望潮亭通信

無常なる世界を見るは楽しかり

米軍駐留の効果

  米トランプ大統領は日本に対して、駐留米軍の経費など日本防衛に要する費用の全額負担を要求すると主張している。その根底にある認識は、いわゆる日本の安保ただ乗り論だろう。米軍が日本を守ってやているのだから、その費用の全額を日本が払うべきだとする。日本が応じなければ駐留米軍を撤収するとも言っているので、駐留米軍の撤収が圧力になると考えているようだ。


 韓国に対しても同様の主張をし、NATO諸国に対しては国防費支出がGDP比2%という最低要件を守っていないと国防費支出の増額を求めている。これら主張を支える認識は、第一に米国の国力の相対的な衰えであり、第二に各国が負担増できる国力を備えているのに負担増加に消極的であるとし、第三に各国を守ってやることで米国だけが加重な負担を強いられているということだろう。


 米国は負担の報酬として、陰に陽に各国に大きな政治的影響力を有する。それは米国に有利な国際環境を形成、維持することに役立った。日本のことだけ見ても、日本の再独立後に米軍が撤退し、日本独自の再軍備が進んでいたとしたなら、日本の経済成長は遥かにゆっくりしたものであっただろうが、日本の政治に対する米国の影響力は限定的であり、対米追従と揶揄されたりもする日本外交は存在しなかったかもしれない。


 米国はイラクアフガニスタンにも米軍を駐留させたが、治安を維持することもできず、分裂状態になったままだ。米軍の駐留で影響力を及ぼすことができるのは現地政府に対してだけで、民意などをコントロールできないことは日本を始め各国でも同じだった。つまり、現地政府が実効支配できている国でしか、米軍駐留は米国に利益をもたらすことができないのだ。

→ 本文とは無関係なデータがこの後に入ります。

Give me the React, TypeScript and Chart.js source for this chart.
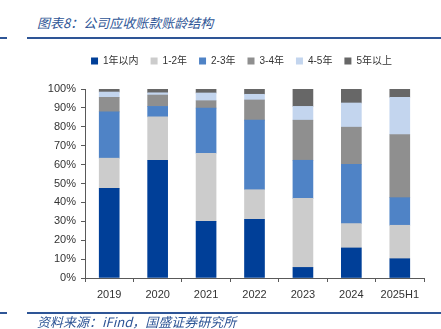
import React, { useEffect, useRef } from "react";
import { Chart, registerables } from "chart.js";

Chart.register(...registerables);

const categories = ["2019", "2020", "2021", "2022", "2023", "2024", "2025H1"];
const seriesNames = ["1年以内", "1-2年", "2-3年", "3-4年", "4-5年", "5年以上"];
const within1 = [47.4, 62.3, 30.0, 31.0, 5.6, 15.9, 10.2];
const y1to2 = [16.0, 23.0, 36.0, 15.7, 36.5, 12.9, 17.7];
const y2to3 = [24.5, 5.5, 23.9, 36.8, 20.2, 31.4, 14.6];
const y3to4 = [7.7, 6.0, 3.9, 10.7, 21.2, 19.6, 33.4];
const y4to5 = [2.8, 1.2, 4.1, 3.0, 7.3, 12.8, 19.7];
const over5 = [1.6, 2.0, 2.1, 2.8, 9.2, 7.4, 4.4];
const yTicks = [0, 10, 20, 30, 40, 50, 60, 70, 80, 90, 100];

const colors = ["#003f98", "#cccccc", "#4f83c6", "#8f8f8f", "#c3d5ee", "#676767"];
const seriesValues = [within1, y1to2, y2to3, y3to4, y4to5, over5];

const FONT = '"Liberation Sans", "Noto Sans CJK SC", Arial, sans-serif';

export default function App() {
  const ref = useRef<HTMLCanvasElement | null>(null);

  useEffect(() => {
    if (!ref.current) return;
    const spacer = {
      id: "legendSpacer",
      beforeUpdate(chart: any) {
        const lg = chart.legend;
        if (lg && !lg.__patched) {
          const fit = lg.fit;
          lg.fit = function () {
            fit.call(this);
            this.height += 13;
          };
          lg.__patched = true;
        }
      },
      afterLayout(chart: any) {
        const lg = chart.legend;
        if (lg) {
          lg.left += 12;
          lg.right += 12;
        }
      },
    };
    const chart = new Chart(ref.current, {
      type: "bar",
      data: {
        labels: categories,
        datasets: seriesNames.map((name, i) => ({
          label: name,
          data: seriesValues[i],
          backgroundColor: colors[i],
          borderWidth: 0,
          barThickness: 20,
        })),
      },
      options: {
        animation: false,
        responsive: false,
        layout: { padding: { left: 35, right: 17, top: 44, bottom: 0 } },
        plugins: {
          legend: {
            position: "top",
            labels: {
              boxWidth: 7,
              boxHeight: 7,
              padding: 12,
              color: "#333333",
              font: { size: 10, family: FONT },
            },
          },
          tooltip: { enabled: false },
        },
        scales: {
          x: {
            stacked: true,
            afterFit: (s: any) => {
              s.height = 51;
            },
            grid: {
              drawOnChartArea: false,
              drawTicks: true,
              tickLength: 4,
              color: "#595959",
            },
            border: { color: "#595959" },
            ticks: { color: "#333333", padding: 6, font: { size: 11, family: FONT } },
          },
          y: {
            stacked: true,
            min: 0,
            max: 100,
            afterFit: (s: any) => {
              s.width = 50;
            },
            afterBuildTicks: (s: any) => {
              s.ticks = yTicks.map((v) => ({ value: v }));
            },
            grid: {
              drawOnChartArea: false,
              drawTicks: true,
              tickLength: 4,
              color: "#595959",
            },
            border: { color: "#595959" },
            ticks: {
              color: "#333333",
              padding: 5,
              font: { size: 11, family: FONT },
              callback: (v: any) => v + "%",
            },
          },
        },
      },
      plugins: [spacer],
    });
    return () => chart.destroy();
  }, []);

  const lineColor = "#2e5596";
  const textStyle: React.CSSProperties = {
    position: "absolute",
    left: 37,
    fontSize: 13,
    lineHeight: "15px",
    fontStyle: "italic",
    color: "#2e5596",
    fontFamily: '"Noto Sans CJK SC", "Liberation Sans", sans-serif',
    whiteSpace: "nowrap",
  };
  return (
    <div style={{ position: "absolute", left: 0, top: 0, width: 441, height: 329, background: "#fff", overflow: "hidden" }}>
      <div style={{ ...textStyle, top: 15 }}>图表8：公司应收账款账龄结构</div>
      <div style={{ position: "absolute", left: 0, top: 37, width: 7, height: 2, background: lineColor }} />
      <div style={{ position: "absolute", left: 27, top: 37, width: 414, height: 2, background: lineColor }} />
      <canvas ref={ref} width={441} height={329} style={{ position: "absolute", left: 0, top: 0 }} />
      <div style={{ position: "absolute", left: 0, top: 312, width: 7, height: 2, background: lineColor }} />
      <div style={{ position: "absolute", left: 27, top: 312, width: 414, height: 2, background: lineColor }} />
      <div style={{ ...textStyle, top: 314 }}>资料来源：iFind，国盛证券研究所</div>
    </div>
  );
}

 イスラム系の武装勢力の活動が活発化し、中東やアフリカなどの欧州植民地の境界線をそのまま国境とした国々から人々が国境の外へと流動化している現在は、国家が揺らいでいる時代でもある。そうした世界で各国における米軍駐留の効果が政治的には限定的になってきたと見なすなら、米国が米軍の世界展開を修正することは必要だろう。それは、費用の負担増加を求める姿勢とは異なるものだ。


 各国における米軍駐留は米国の国際的影響力を高め多大の利益をもたらしてきたが、トランプ氏などの目には、米軍が各国を守ってやっているとしか映らないのであろう。米国の国力が相対的に衰えている中で、各国から駐留米軍が撤退するなら、米国の国際的影響力はさらに弱まる。一方で各国は、更なる費用負担に見合う成果が米軍駐留から得られないと判断するなら「自立」も選択肢とならざるを得まい。


 トランプ氏の主張は、外交ではなくビジネス流の交渉スタイルなのかもしれない。駐留米軍を各国から撤退させる意図はなく、交渉を有利にするため最初に大きく吹っかけて、相手から多くの譲歩を引き出し、少しでも“取り分”を多くすることを狙う……駐留米軍という「重し」があるから日本政府が負担増に応じるとすれば、米軍を駐留させている大きな効果があったということになる。